National standards: this data is not for ranking

Comparing individual schools by comparing their national standards data is a waste of time. Students are assessed by overall teacher judgement, not standardized testing. Getting some sensible moderation in place is one of the biggest challenges in the implementation of the standards, but people need to accept that moderation will never be as rigorous as it is under standardized testing regimes. For reasons I’ll touch on later, this is by design.

A school’s national standards data is not useful information for a parent choosing which school to pack a kid off to. (Given zoning and the high fixed costs of moving, there is limited scope for school choice in the first place, so that might be a moot point.) Far better is knowledge of what a school does with its data.

If I was at the Ministry of Education (or—heaven forbid!—a parent), here’s what I’d be looking for.

I’d look for signs that schools are using the standards sensibly on a student level. Especially for students not at standard, I’d want to see individualized learning plans, with achievable benchmarks/milestones. Ideally, these plans would be designed in and as a collaboration between teacher, student, and caregiver. Give the student a sense of direction and ownership: here’s what we want you to be able to do, here’s our plan for getting you there, and here’s how you’ll be able to feel your own progress along the way.

Over time, I’d look for signs that schools are using standards, in conjunction with the learning plans, to do some value-added appraisal of teachers. I would incorporate this formally into professional development structures.

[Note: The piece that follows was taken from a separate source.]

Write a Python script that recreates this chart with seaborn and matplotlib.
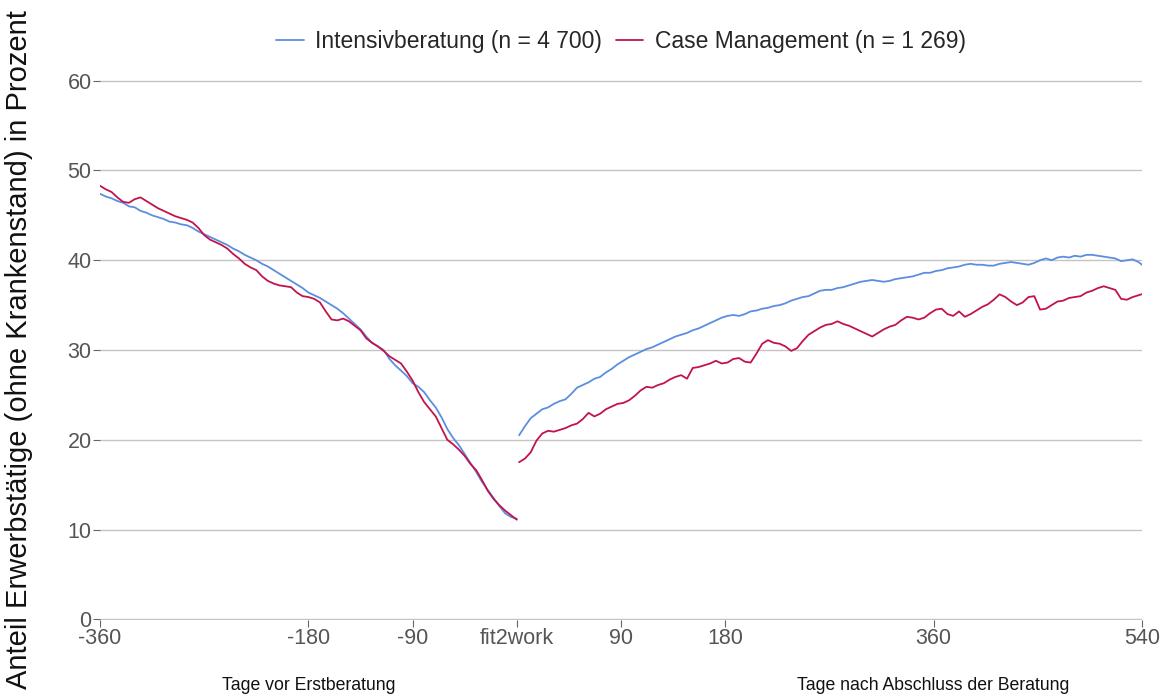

I accept that there’s only so much a teacher can be reasonably expected to do for kids who turn up hungry, have caregivers with significant reading difficulties, or who switch between schools a lot. (These are, incidentally, things that are thought to correlate pretty tightly with decile.) Placing appropriate weight on factors like this is something that I think standards will be able to do over time, even if they’re fairly messy.

These things don’t really need tightly moderated standards. If comparison between schools is what you’re really wanting, then standardized tests would produce more useful data. But standardized testing was defeated politically on grounds I think were actually quite sensible.

Standardized tests are just not a good cultural fit with New Zealand. There’s a national egalitarian streak: we don’t like putting anyone higher or lower than anyone else, and we especially don’t like it when it’s kids we’re sorting. We don’t like to pressure children academically to the point of causing stress. We worry about labelling effects on kids who are at risk of falling behind: effects that are real, powerful, long-lasting, and can be very destructive. These traits of ours are admirable, and saying “little Timmy got 35 percent in his Year 2 reading test” is offensive to just about all of them.

Besides, the literature on standardized tests is a minefield. As an example, unless they’re made meaningful to students (ie have consequences) then there’s not much to suggest they help much at all with anything. But the point of the New Zealand variant on standards is that they’re snapshots of where students are at and tools for planning. They’re not meant to be consequential for students. This next point is important so I’m going to italicize it: most students probably don’t even know when their teacher is assessing them against the standards.

Where cross-school comparisons might come in useful is in identifying stand-out schools so that successful and/or innovative practices can be, where appropriate, replicated more widely. Obviously, what works in a school within one particular cultural, social, and economic context won’t necessarily work for a school that’s in a totally different one. You do your data analysis and your case studies, then you devise sensible categories and work within them.

So long as moderation is at least better than hopeless, in time, we’ll also learn quite a bit more than we already know about the impact of social and economic factors on academic attainment during the early years of school. This is important, because it’s these early years that are assumed to matter most. National standards data, for all its flaws, is or can be made rich enough to support meaningful research that will help us improve how we teach our children.

Depending on whether or not I can be bothered, I might write up some stuff on why I don’t like deciles as analytical tools. But not this week.

National Standards

Familiarize yourself with the standards themselves (reading and writing [pdf], mathematics [pdf]). Notice that assessment against the standards is done by overall teacher judgement and not entirely, or even principally, by standardized testing.

If you want to play with the shiny data set, Luis A Apiolaza has done you a favour by putting it into something sensible and R-friendly. I recommend reading all of the case studies on Stuff before diving in. Context matters.

My own prejudices. I am a policy analyst with nil expertise in education. I support publication of national standards data. I am agnostic as to whether national standards should have been introduced in the first place, but furious at those “public servants” who sought to obstruct implementation of a lawful Government policy: no integrity.

I’m mainly interested in what the standards data can and can’t tell us, and how they might be used to improve education outcomes. The lens I’m trying to look through is how would I tackle this if I were at the Ministry of Education?